According to Hilal, Shehadeh’s work is based on the artist’s personal experience as a refugee who lives in Jordan and Palestine. In his obsessive video Never Here Cool Memories, Firas comes up with a strong art form of audiovisual expression, by which he traces the experience of displacement. He reflects on the burdensome question of the right of return, exploring the imagined memory and cross-generational shock through both the text and the images.
Photo by: Ra'ouf Haj Yihya
Hilal indicated that artist Srouji also produced “a work that is preoccupied with representing politics of the landscape. Although she is mainly an architect, the artist adopts an experimental style that largely befits the nature of the exhibition. Her work Rule of Superposition focuses simultaneously on surveying the city of Jerusalem and archaeological excavations to explore the role of the map in asserting colonial hegemony.”

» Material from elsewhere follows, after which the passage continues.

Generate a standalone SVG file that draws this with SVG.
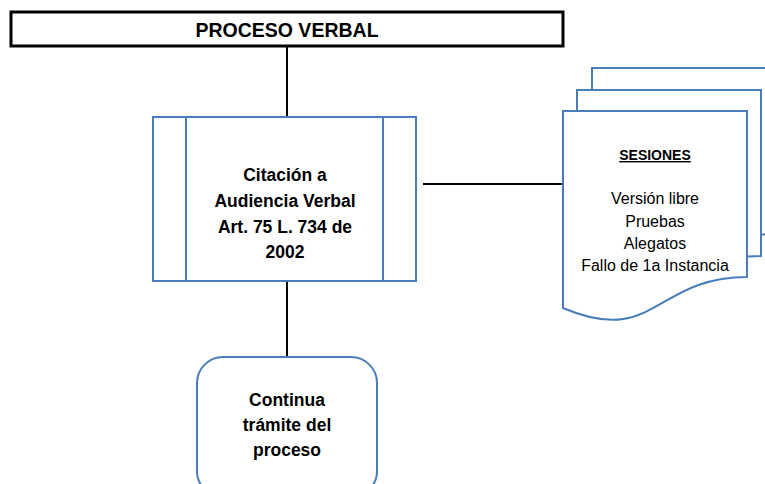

About the work of Ola Zaitoun, winner of the YAYA 2018 third award, the jury stated: “We have been touched by the artist’s courage to present intimate moments in the life of her family and her personal weakness. We have been moved by her ability to produce a balanced reconciliation between intricate achievement, using an uneasy medium such as a rollerball pen and relying on a destructive motive to distort and efface the personal features of portrayed characters.”
Winners of the first, second and third places receive monetary awards, with a total amount of $12,000: $6,000 for the first; $4,000 for the second; and $2,000 for third.

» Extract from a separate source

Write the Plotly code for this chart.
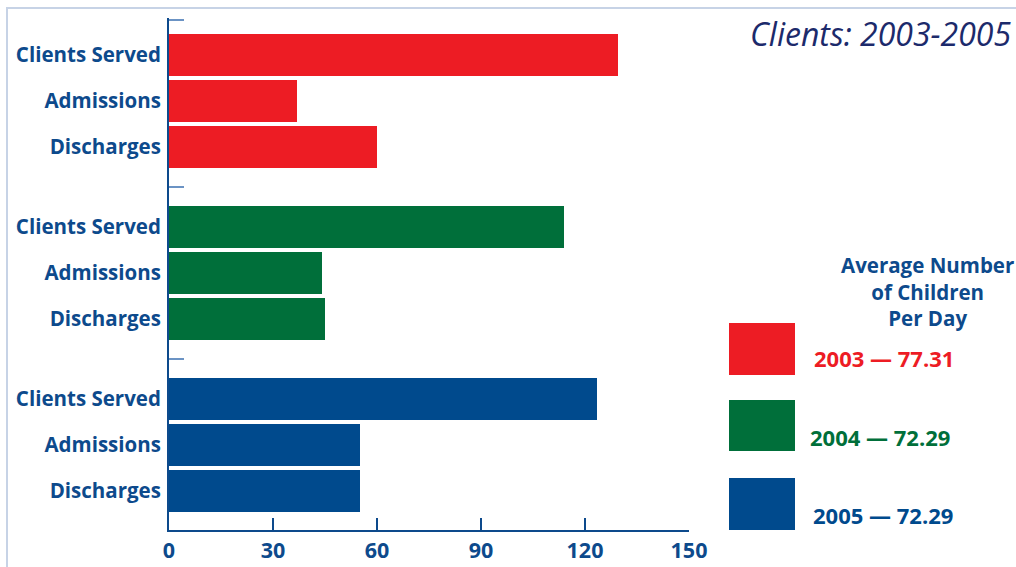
import plotly.graph_objects as go

# ---- data ----
categories = ["Clients Served", "Admissions", "Discharges"]
years = ["2003", "2004", "2005"]
values_2003 = [129.5, 37, 60]
values_2004 = [114, 44, 45]
values_2005 = [123.5, 55, 55]
avg_children = ["77.31", "72.29", "72.29"]
x_ticks = [0, 30, 60, 90, 120, 150]

colors = ["#ed1c24", "#006f3a", "#004a8d"]
NAVY = "#0d4a8c"
FONT = "Open Sans"

W, H = 1016, 567
L, R, T, B = 169, 689, 18, 530
GROUP_STEP = 3.74
BAR_W = 0.913

def px_x(px):
    return (px - L) / (R - L)

def px_y(py):
    return 1 - (py - T) / (B - T)

series = [values_2003, values_2004, values_2005]

fig = go.Figure()
tickvals, ticktext = [], []
for g, (yr, vals, col) in enumerate(zip(years, series, colors)):
    ys = [g * GROUP_STEP + i for i in range(len(categories))]
    tickvals += ys
    ticktext += categories
    fig.add_trace(go.Bar(
        x=vals, y=ys, orientation="h", width=BAR_W,
        marker=dict(color=col, line=dict(width=0)),
        name=yr, showlegend=False, hoverinfo="x",
    ))

sep_vals = [-0.76] + [g * GROUP_STEP + 2 + (GROUP_STEP - 2) / 2 for g in range(len(years) - 1)]
fig.add_trace(go.Scatter(x=[0], y=[0], yaxis="y2", mode="markers",
                         marker=dict(opacity=0), showlegend=False, hoverinfo="skip"))

y_range = [2 * GROUP_STEP + 2 + 0.85, -0.8]

fig.update_layout(
    width=W, height=H,
    margin=dict(l=L, r=W - R, t=T, b=H - B),
    paper_bgcolor="white", plot_bgcolor="white",
    bargap=0,
    xaxis=dict(range=[0, 150], tickvals=x_ticks, ticks="inside", ticklen=12,
               tickwidth=1.5, tickcolor=NAVY, showline=True, linecolor=NAVY,
               linewidth=2, showgrid=False, zeroline=False, automargin=False,
               tickfont=dict(family=FONT, size=21.5, color=NAVY, weight="bold")),
    yaxis=dict(range=y_range, tickvals=tickvals, ticktext=ticktext, ticks="",
               showline=True, linecolor=NAVY, linewidth=2, showgrid=False,
               zeroline=False, ticklabelstandoff=2, automargin=False,
               tickfont=dict(family=FONT, size=20.5, color=NAVY, weight="bold")),
    yaxis2=dict(range=y_range, overlaying="y", side="left", tickvals=sep_vals,
                ticks="inside", ticklen=15, tickwidth=2, tickcolor="#6b93c4",
                showticklabels=False, showline=False, showgrid=False, zeroline=False,
                automargin=False),
)

# outer border
fig.add_shape(type="rect", xref="paper", yref="paper",
              x0=px_x(7), x1=px_x(1030), y0=px_y(8), y1=px_y(580),
              line=dict(color="#c7d3e6", width=2), fillcolor="rgba(0,0,0,0)", layer="below")

# title
fig.add_annotation(text="<i>Clients: 2003-2005</i>", xref="paper", yref="paper",
                   x=px_x(1013), y=px_y(33), xanchor="right", yanchor="middle",
                   showarrow=False, font=dict(family=FONT, size=32, color="#1c2a6b"))

# legend title
fig.add_annotation(text="<b>Average Number<br>of Children<br>Per Day</b>", xref="paper", yref="paper",
                   x=px_x(927), y=px_y(291), xanchor="center", yanchor="middle",
                   showarrow=False, align="center",
                   font=dict(family=FONT, size=20.5, color=NAVY))

sw_y = [(323, 375), (400, 451), (478, 530)]
lab_y = [358, 437, 515]
lab_x = [884, 880, 883]
for yr, avg, col, (y0, y1), ly, lx in zip(years, avg_children, colors, sw_y, lab_y, lab_x):
    fig.add_shape(type="rect", xref="paper", yref="paper",
                  x0=px_x(729), x1=px_x(795), y0=px_y(y1), y1=px_y(y0),
                  fillcolor=col, line=dict(width=0))
    fig.add_annotation(text=f"<b>{yr} \u2014 {avg}</b>", xref="paper", yref="paper",
                       x=px_x(lx), y=px_y(ly), xanchor="center", yanchor="middle",
                       showarrow=False, font=dict(family=FONT, size=22, color=col))

fig.write_html("out.html", config={"displayModeBar": False},
               post_script="document.body.style.margin='0';document.body.style.overflow='hidden';")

A number of artists, who participated in the YAYA 2018 Exhibition and managed to visit Palestine, attended the ceremony. The event also brought together many artists and a large audience.
On 6 November 2018, the AMQF launched the YAYA 2018 Exhibition, We Shall Be Monsters, at the AMQF Cultural Centre in Al-Tira neighbourhood, Ramallah.
Artists shortlisted for the YAYA 2018 final phase included: Alaa Abu Asad – Rotterdam for his single channel video The Untranslatable Words of Love; Dima Srouji – Sharjah for her installation Rule of Superposition; Dina Mimi – Jerusalem for her single channel video In Order to Talk with the Dead; Firas Shehadeh – Vienna for his single channel video/2 channel sound Never Here Cool Memories; Haitham Haddad – Haifa for his mixed media installation The New Mode; Leila Abdelrazaq – Detroit for her single channel digital animation Still Born; Ola Zaitoun – Cana, Galilee for her mixed media on paper Necrosis; Safaa Khateeb – Kafr Kanna, Galilee, for her scan photography The Braids Rebellion; Walid Al Wawi – London for his canvas parachute and mixed media installation Embassy of Unofficial Palestine (EOUP); and Yusef Audeh – New York for his painting installation Bitcoin Hustler.
The independent jury included artists Ahlam Shibli (Palestine), Declan Long (Ireland), Eva Scharrer (Germany), Jorge Tacla (Chile), and Sandi Hilal (Palestine).
The AMQF commissioned ten artists who had participated in previous YAYA editions to select and shortlist artists for YAYA 2018. The Foundation facilitated networking between all these 20 artists with a view to creating additional opportunities for learning, research and dialogue. This edition of YAYA 2018 is observed in collaboration with the AMQF Public Programme, which takes part in organising the YAYA 2018 Exhibition.
Artist Emily Jacir led the YAYA 2018 competition and curated the YAYA 2018 final exhibition. Jacir worked in close collaboration with the artists over a period of ten months. In June 2018, a workshop brought together all ten artists to further develop their art projects in Biella, Italy, at the University of Ideas at Cittadellarte. The workshop featured individual and group encounters. Artists also benefited from the experiences of world artists, whom they met with over the course of developing their art projects.
In a statement, Jacir said: “What comes to the fore in the projects in We Shall Be Monsters are explorations of stitched, broken, ruptured, wounded, dismembered and buried bodies and their parts. Many of the works focus on the position of the eye and collapsing and shifting perspectives and points of view. Power, history and the question of who is seeing is examined through narrative experiments into rupture, glitches, and locating the broken body in a multitude of identities and topographies that are reflected throughout the exhibition. The works oscillate between excavations and burials, reacting to the part and into the future simultaneously.”
Over the past nine edition, YAYA has introduced a large number of gifted young artists to the cultural and art scene in Palestine and abroad. These artists have produced dozens of new and different art projects and practices. The AMQF has continued to work with these artists in different ways and forms. The Foundation furnishes opportunities for artists to participate in artist residency programmes, provides support to produce new art works, or allows opportunities to support showcasing art works both locally and internationally.